Allison Luther rides her bike to school, but she doesn't want to wear a helmet.
"I have never liked wearing them," said the 12-year-old Kazuo Masuda Middle School seventh-grader.
Her classmates agree.
"Helmets are stupid-looking," said Sam Shackelford, 12. "I don't think I'm going to wear one."
It may not be cool, but students in the Fountain Valley School District will likely have to start wearing safety helmets if they ride their bicycles to school.
The Board of Trustees on Thursday gave preliminary approval to a policy that would require students in grades three through eight who cycle to and from school to wear safety helmets. Kindergartners and first- and second-graders are not allowed to ride bikes to school.
A similar helmet policy was adopted by the Irvine Unified School District in August.
"It's a geeky thing to do, and that's what we need to work on," said Marc Ecker, administrative assistant to the superintendent in the Fountain Valley district. "But we feel we need to stand by our policy."
Board members are expected to adopt the policy at its Oct. 8 meeting. When the policy will go into effect has not been decided.
District officials pointed to the fact that bicycle accidents are the leading cause of death and disability among youth.
"I feel it's necessary because head injuries can be avoided if a helmet is worn," Board of Trustees President Larry R. Crandall said. "If we can save one child from being injured, I think the policy is worthwhile."
Kazuo Masuda Middle School Principal Donald Keller said it won't be easy to enforce the policy.
Keller said that of the school's 700-member student body, about 100 students ride their bikes to school--and most of them won't want to wear helmets. "I haven't seen more than two or three students wearing helmets on a regular basis," Keller said.
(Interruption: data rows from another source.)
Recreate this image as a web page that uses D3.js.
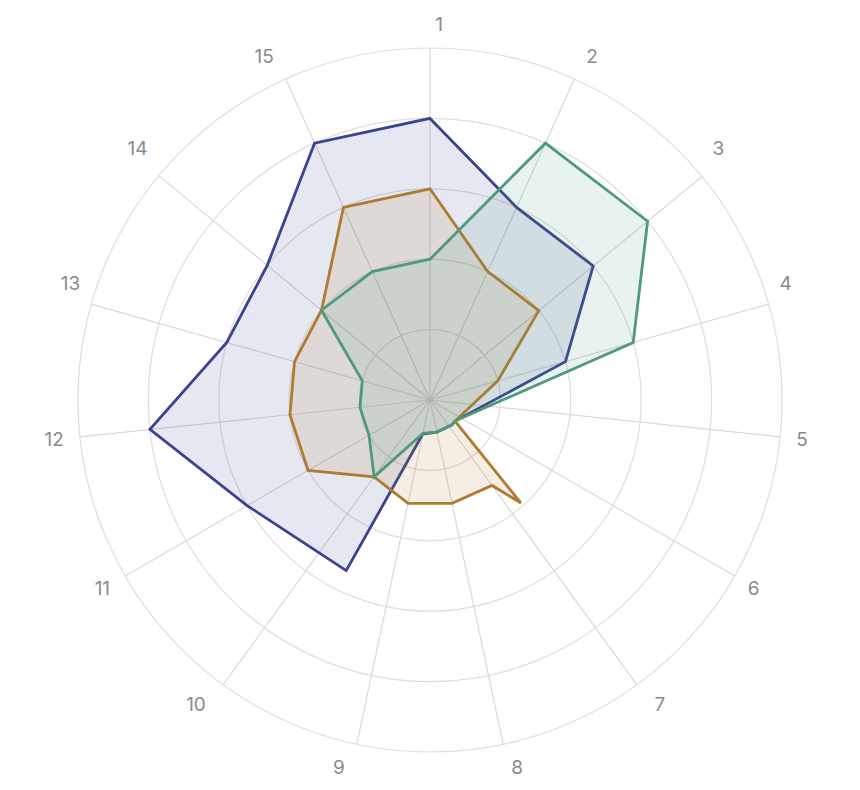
<!DOCTYPE html>
<html>
<head>
<meta charset="utf-8">
<script src="https://cdn.jsdelivr.net/npm/d3@7"></script>
<style>
  html, body { margin: 0; padding: 0; background: #ffffff; }
  svg { display: block; }
</style>
</head>
<body>
<svg id="chart" width="860" height="790"></svg>
<script>
// ---- data ----
const categories = ["1","2","3","4","5","6","7","8","9","10","11","12","13","14","15"];
const ringTicks = [20, 40, 60, 80, 100];

// theta = category position (0-based, fractional where a vertex sits between spokes)
const blueTheta  = [0, 1, 2, 3, 5.42, 5.8, 7, 8, 8.59, 10, 11, 12, 13, 14];
const blueValues = [80, 60, 60, 40, 9.3, 9.4, 9.3, 9.9, 54, 60, 80, 60, 60, 80];

const orangeTheta  = [0, 1, 2, 3, 5.42, 5.775, 6, 7, 8, 9, 10, 11, 12, 13, 14];
const orangeValues = [60, 40, 40, 20, 9.3, 39, 30, 30, 30, 27, 40, 40, 40, 40, 60];

const greenTheta  = [0, 1, 2, 3, 5.42, 5.79, 7, 8, 9, 10, 11, 12, 13, 14];
const greenValues = [40, 80, 80, 60, 9.3, 9.4, 9.3, 9.7, 27, 20, 20, 20, 40, 40];

// ---- layout ----
const cx = 430, cy = 400, R = 352, LR = 376;
const svg = d3.select("#chart");
const g = svg.append("g").attr("transform", `translate(${cx},${cy})`);

const rScale = d3.scaleLinear().domain([0, 100]).range([0, R]);
const deg = Math.PI / 180;
// spoke angles (degrees, clockwise from 12 o'clock)
const angle = d3.scaleLinear()
  .domain(d3.range(16))
  .range([0, 24.2, 50.6, 74.2, 96, 120, 144, 168, 192, 216, 240, 264, 285.8, 309.6, 335.8, 360].map(d => d * deg));
const labelAngle = d3.scaleLinear().domain([0, categories.length]).range([0, 2 * Math.PI]);

// grid rings
g.append("g").selectAll("circle").data(ringTicks).join("circle")
  .attr("r", d => rScale(d))
  .attr("fill", "none")
  .attr("stroke", "#dedede")
  .attr("stroke-width", 1.2);

// spokes
g.append("g").selectAll("line").data(categories).join("line")
  .attr("x1", 0).attr("y1", 0)
  .attr("x2", (d, i) => rScale(100) * Math.sin(angle(i)))
  .attr("y2", (d, i) => -rScale(100) * Math.cos(angle(i)))
  .attr("stroke", "#d9d9d9")
  .attr("stroke-width", 1.2);

// labels: pushed sideways near top and bottom
function labelDx(a) {
  const s = Math.sin(a), c = Math.cos(a);
  const side = s >= -1e-6 ? 1 : -1;
  return (Math.abs(c) > 0.6 ? 11 * side : 0) - 2;
}
g.append("g").selectAll("text").data(categories).join("text")
  .attr("x", (d, i) => LR * Math.sin(labelAngle(i)) + labelDx(labelAngle(i)))
  .attr("y", (d, i) => -LR * Math.cos(labelAngle(i)))
  .attr("text-anchor", "middle")
  .attr("dominant-baseline", "central")
  .attr("font-family", "Inter, 'Open Sans', sans-serif")
  .attr("font-size", 19)
  .attr("fill", "#8a8a8a")
  .text(d => d);

// series
const series = [
  { theta: blueTheta,   values: blueValues,   color: "#39438f" },
  { theta: orangeTheta, values: orangeValues, color: "#b07b2e" },
  { theta: greenTheta,  values: greenValues,  color: "#4e9a7a" }
];

const radial = d3.lineRadial()
  .angle(d => angle(d[0]))
  .radius(d => rScale(d[1]))
  .curve(d3.curveLinearClosed);

series.forEach(s => {
  const pts = s.theta.map((t, i) => [t, s.values[i]]);
  g.append("path")
    .datum(pts)
    .attr("d", radial)
    .attr("fill", s.color)
    .attr("fill-opacity", 0.13)
    .attr("stroke", s.color)
    .attr("stroke-width", 2.8)
    .attr("stroke-linejoin", "miter");
});
</script>
</body>
</html>
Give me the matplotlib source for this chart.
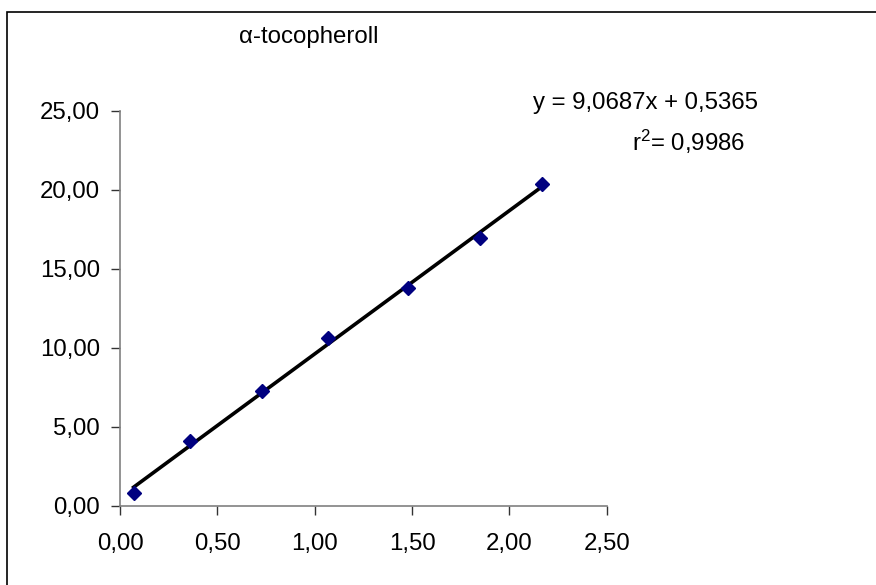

Some reasons: it's an inconvenience; it messes up their hair; students don't want to deal with lugging them around school.
"It's going to take a while to sell the students on the idea," Keller said. "Once it becomes the norm, it'll be accepted."
But students who refuse to wear a helmet and violate the policy could lose their privilege of riding their bike to school, district officials said.
Elementary school principals expect to have better luck in encouraging younger children to wear helmets.
"Our students wanted to know the date" the policy will go into effect, said Nancy Young, James H. Cox Elementary School principal. "They're excited to wear it. They have no problem wearing it."
Young said that since the start of the school year, she's informed students and parents of the impending policy.
"We wanted to encourage them to have helmets," she said.
District officials said they're working on dealing with the storage of helmets at schools and on ways of assisting parents who can't afford to buy their children helmets.
However, if parents don't want their children to wear helmets, the policy allows them to request a waiver.